Погостив у нас, в доме моей сестры в Москве, Бальмонт едет в Петроград. Он полон новых планов. Он собирается уже весной во вторую поездку по России и Сибири. Везти его должен предприниматель Меклер. Но он неожиданно присужден к аресту на три месяца. Поездка не может состояться, как Бальмонт рассчитывал. Он не жалеет особенно об этом, но возмущен несправедливостью, постигшей Меклера: его арестовали за противозаконное пропечатание в афише Морозова «шлиссельбуржец» {89}, а также за какой-то скандал, происшедший на лекции Петрова (священника), в котором неизвестно кто был виноват, он или полиция.
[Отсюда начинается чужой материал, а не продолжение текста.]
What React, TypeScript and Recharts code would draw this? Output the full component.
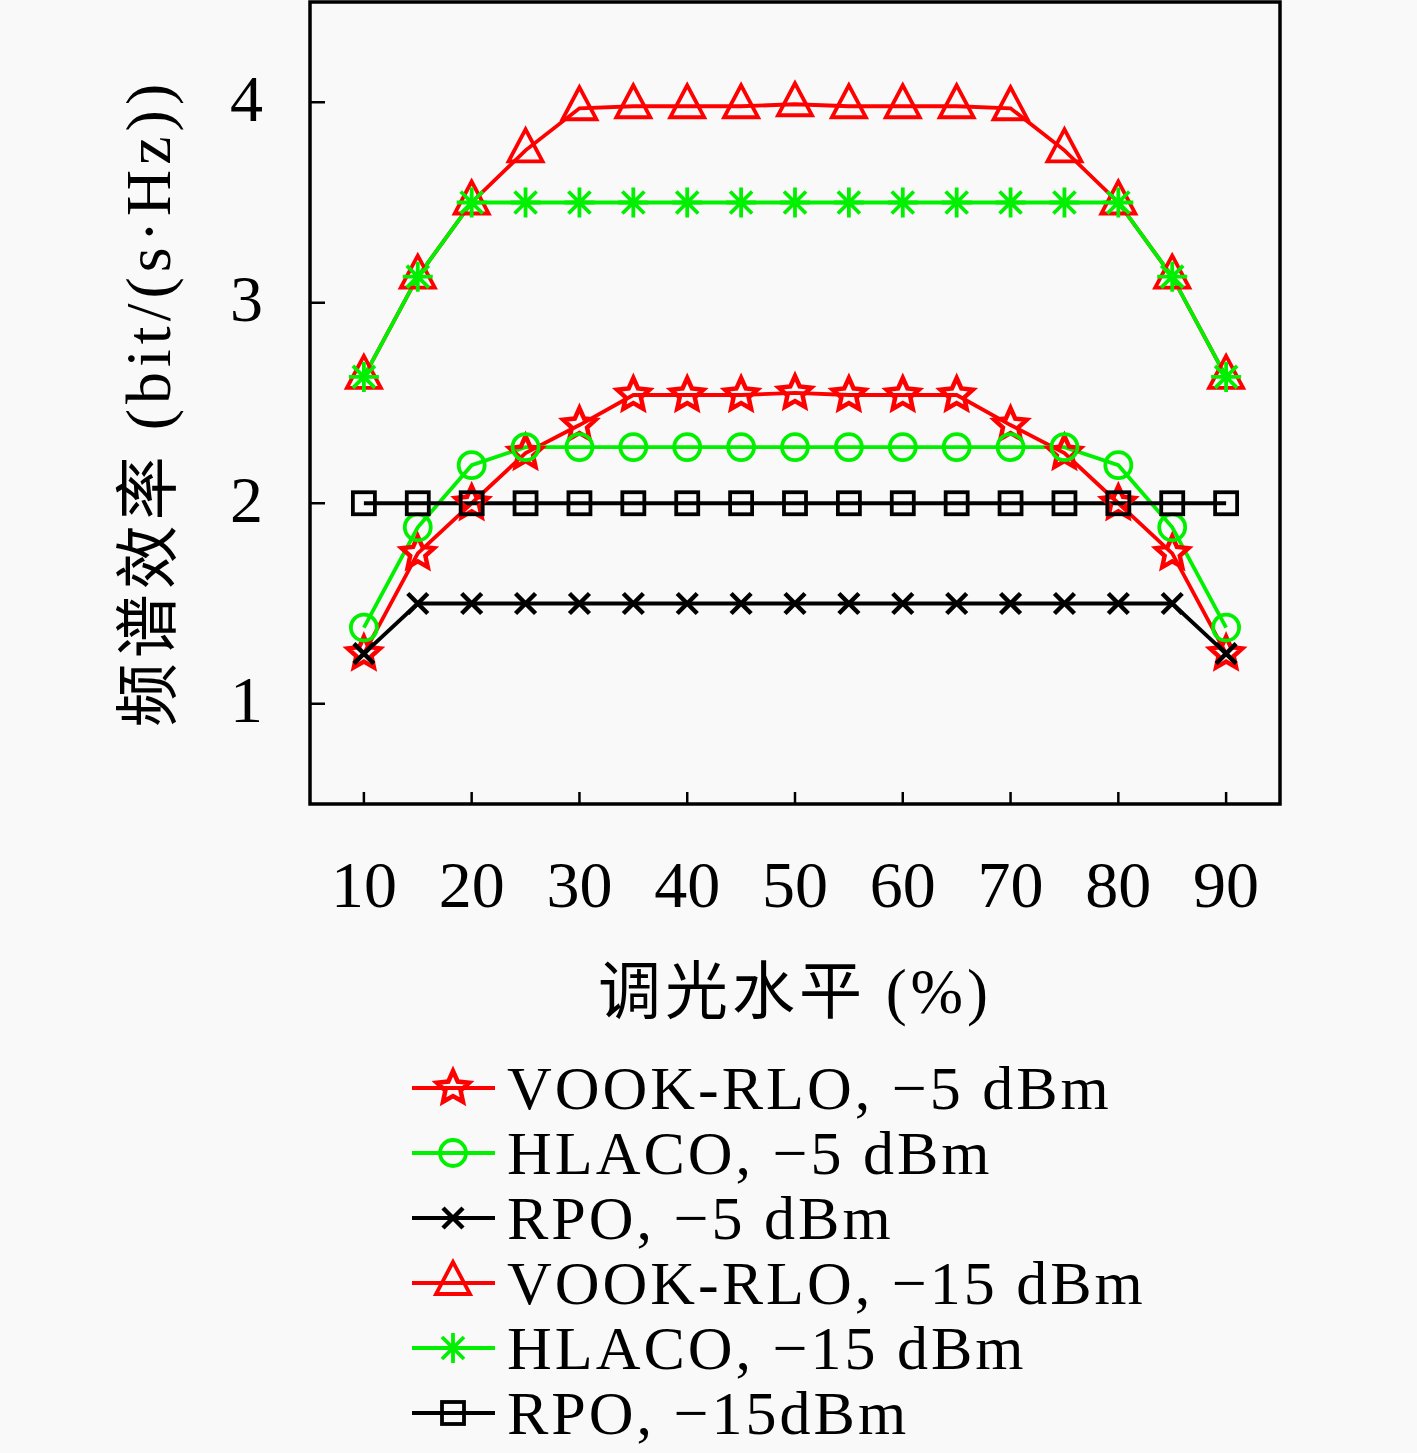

О Меклере собирались хлопотать. Ждали открытия Думы {90}. Бальмонт не стал никого дожидаться и отправился лично к градоначальнику. Тот ему сказал, что сделать ничего нельзя, что постановление только состоялось и потому сейчас никак не может быть отменено. Бальмонт пишет мне: «Через несколько дней я предприму дальнейшие меры, так сказать, вопреки своим интересам, из чистого человеколюбия к Меклеру, к которому отнюдь не чувствую никаких нежных чувств и даже напротив».
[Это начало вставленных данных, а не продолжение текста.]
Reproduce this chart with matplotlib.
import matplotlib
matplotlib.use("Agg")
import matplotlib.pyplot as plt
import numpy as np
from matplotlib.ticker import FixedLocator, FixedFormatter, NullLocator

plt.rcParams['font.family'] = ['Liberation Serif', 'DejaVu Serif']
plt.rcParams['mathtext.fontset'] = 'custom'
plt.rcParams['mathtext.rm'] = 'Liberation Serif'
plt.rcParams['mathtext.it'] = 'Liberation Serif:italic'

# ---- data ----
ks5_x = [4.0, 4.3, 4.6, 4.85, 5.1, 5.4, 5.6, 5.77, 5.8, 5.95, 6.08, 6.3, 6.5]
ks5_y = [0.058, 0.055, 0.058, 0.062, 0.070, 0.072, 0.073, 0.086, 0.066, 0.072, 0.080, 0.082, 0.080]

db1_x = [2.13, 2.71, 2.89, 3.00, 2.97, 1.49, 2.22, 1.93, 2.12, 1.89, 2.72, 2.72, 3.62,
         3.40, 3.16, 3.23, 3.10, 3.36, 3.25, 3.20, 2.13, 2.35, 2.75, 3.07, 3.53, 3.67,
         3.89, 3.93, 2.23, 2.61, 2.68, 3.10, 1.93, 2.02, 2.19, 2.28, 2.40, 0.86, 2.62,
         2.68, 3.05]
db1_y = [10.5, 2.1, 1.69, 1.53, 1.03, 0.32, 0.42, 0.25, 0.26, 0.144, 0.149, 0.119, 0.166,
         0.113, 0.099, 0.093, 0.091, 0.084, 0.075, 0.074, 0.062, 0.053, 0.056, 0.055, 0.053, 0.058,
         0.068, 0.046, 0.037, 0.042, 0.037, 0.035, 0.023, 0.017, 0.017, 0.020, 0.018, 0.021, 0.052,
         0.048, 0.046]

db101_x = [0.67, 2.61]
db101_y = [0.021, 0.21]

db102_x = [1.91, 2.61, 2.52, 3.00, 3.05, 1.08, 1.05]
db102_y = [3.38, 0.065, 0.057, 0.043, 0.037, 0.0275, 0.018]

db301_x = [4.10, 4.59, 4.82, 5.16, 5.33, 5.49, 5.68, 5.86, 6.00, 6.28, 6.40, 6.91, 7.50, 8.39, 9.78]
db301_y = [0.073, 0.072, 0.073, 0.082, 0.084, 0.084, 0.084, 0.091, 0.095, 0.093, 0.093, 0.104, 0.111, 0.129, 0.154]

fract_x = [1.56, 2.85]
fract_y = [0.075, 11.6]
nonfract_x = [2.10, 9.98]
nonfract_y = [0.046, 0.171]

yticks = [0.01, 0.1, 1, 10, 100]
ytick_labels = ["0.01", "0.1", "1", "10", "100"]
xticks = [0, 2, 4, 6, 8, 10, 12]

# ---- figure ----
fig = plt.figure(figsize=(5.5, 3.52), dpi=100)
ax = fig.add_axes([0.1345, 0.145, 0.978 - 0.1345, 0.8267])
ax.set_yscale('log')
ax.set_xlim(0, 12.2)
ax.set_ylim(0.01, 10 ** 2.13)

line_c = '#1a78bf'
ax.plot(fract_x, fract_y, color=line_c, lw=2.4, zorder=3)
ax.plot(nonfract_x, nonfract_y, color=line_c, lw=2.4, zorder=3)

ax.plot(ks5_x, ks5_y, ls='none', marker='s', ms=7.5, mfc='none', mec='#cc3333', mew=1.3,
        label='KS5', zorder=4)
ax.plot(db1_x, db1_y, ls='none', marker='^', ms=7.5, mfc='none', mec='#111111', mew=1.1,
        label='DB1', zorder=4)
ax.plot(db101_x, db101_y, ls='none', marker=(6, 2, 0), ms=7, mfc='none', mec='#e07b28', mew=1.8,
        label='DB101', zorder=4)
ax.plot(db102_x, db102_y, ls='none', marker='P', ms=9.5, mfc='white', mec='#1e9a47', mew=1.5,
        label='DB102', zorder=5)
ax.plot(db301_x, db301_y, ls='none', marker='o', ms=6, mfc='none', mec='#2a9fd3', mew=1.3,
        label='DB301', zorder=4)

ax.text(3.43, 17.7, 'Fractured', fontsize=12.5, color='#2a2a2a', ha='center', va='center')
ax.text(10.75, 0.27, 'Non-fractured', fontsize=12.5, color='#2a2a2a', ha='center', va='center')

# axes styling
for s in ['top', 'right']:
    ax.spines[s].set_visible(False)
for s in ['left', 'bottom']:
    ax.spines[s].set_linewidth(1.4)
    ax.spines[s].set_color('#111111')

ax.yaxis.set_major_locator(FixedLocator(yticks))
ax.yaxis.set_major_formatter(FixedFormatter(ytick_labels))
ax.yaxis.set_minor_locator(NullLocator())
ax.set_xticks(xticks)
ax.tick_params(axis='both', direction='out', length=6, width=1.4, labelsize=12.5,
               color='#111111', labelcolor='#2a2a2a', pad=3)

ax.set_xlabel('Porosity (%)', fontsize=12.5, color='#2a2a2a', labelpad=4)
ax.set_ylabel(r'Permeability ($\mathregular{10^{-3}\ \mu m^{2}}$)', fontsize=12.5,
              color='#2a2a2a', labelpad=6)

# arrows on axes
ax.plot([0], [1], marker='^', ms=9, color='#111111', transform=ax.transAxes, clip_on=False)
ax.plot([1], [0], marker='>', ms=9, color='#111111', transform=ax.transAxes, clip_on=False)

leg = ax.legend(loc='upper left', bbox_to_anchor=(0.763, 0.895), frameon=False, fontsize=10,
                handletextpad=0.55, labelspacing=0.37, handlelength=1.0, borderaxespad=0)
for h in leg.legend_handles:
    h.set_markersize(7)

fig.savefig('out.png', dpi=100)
Пока Бальмонт занят составлением лекций, которые готовит для своей поездки: «Любовь и смерть», «Женщина в великих религиях», которую потом назовет «Лики женщины», он выступает несколько раз с поэмой Руставели, точнее, со своим расширенным словом о нем (параллель — Руставели, Данте, Петрарка, Микель-Анжело). Выступления его там всегда собирали публику и имели успех. Но он тяготился Петроградом. Он ему в этот приезд как город неприятен. «Я чувствую, что я опять полюбил Москву». Он пишет мне 20 февраля 1916 года: «Так мне хорошо было в Москве — сейчас чувствую обостренно: как мне было радостно и беззаботно в Брюсовском. Хочу хоть во сне быть там». И еще: «…мне Нюша писала, что в Брюсовском после меня и без меня фантастически тихо. Александре Алексеевне еще раз за все ее благие заботы, и за тонкое внимание, и за изысканную радость ежедневного умственного общения сердечное шлю спасибо. Чуть я прибыл в город Невы, уже чувствую большой пробел в возможностях и усладительной легкости совершать свою работу. Здесь не пойдешь так просто из своей комнаты в другую, где книгохранилище и добрый дух при нем».
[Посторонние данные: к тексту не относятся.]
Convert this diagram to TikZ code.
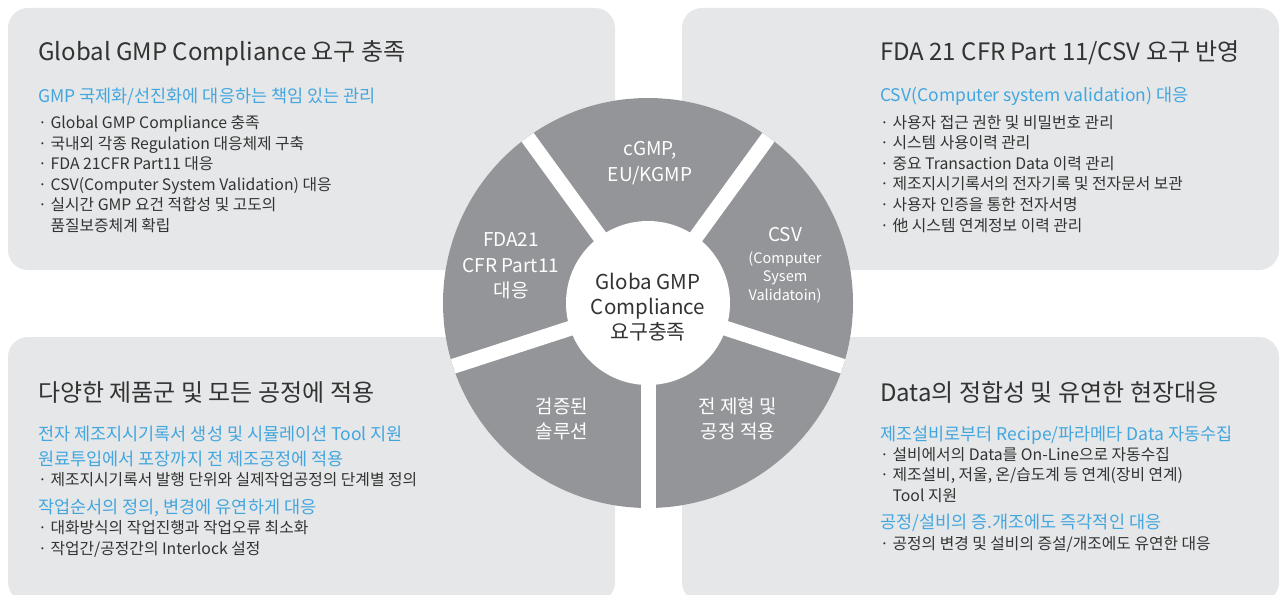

Вторая поездка в 1916 году по Сибири и Японии
В конце февраля Бальмонт уезжает в свою вторую поездку. Путь идет на юг. Бальмонт радуется теплу, солнцу уже в Полтаве. Он хвалит южную молодежь, в ней много горячности, он чувствует себя на Украине родным. «Или это воистину оттого, что мой прадед был из Херсонской губернии», — шутит он. Минуя Николаев и Одессу, где рабочие беспорядки, Бальмонт едет через Сумы в Тулу, где пересаживается в сибирский поезд. Он едет один, Елена, поправившись — она болела, — должна приехать к нему в Иркутск. Когда он через месяц добирается до Новониколаевска, там настоящая весна. Но публика здесь несравненно холоднее и сдержаннее, чем на юге. «Вчера я испытал, — пишет Бальмонт оттуда, — редкое для меня чувство: я как новичок волновался в начале выступления. Надо сказать, что здесь ни один лектор и ни один концертант не мог собрать полную аудиторию. Ко мне собралось 700 человек и встретили меня рукоплесканиями. Это все новости для меня. Конечно, понять ¾ слушателей ничего не поняли в моей „Любви и Смерти“, но слушали внимательно, как сказку, как грезу музыки. И это хорошо. Этих людей нужно понемногу приучить к Красоте. Смутно они все же ее чувствуют».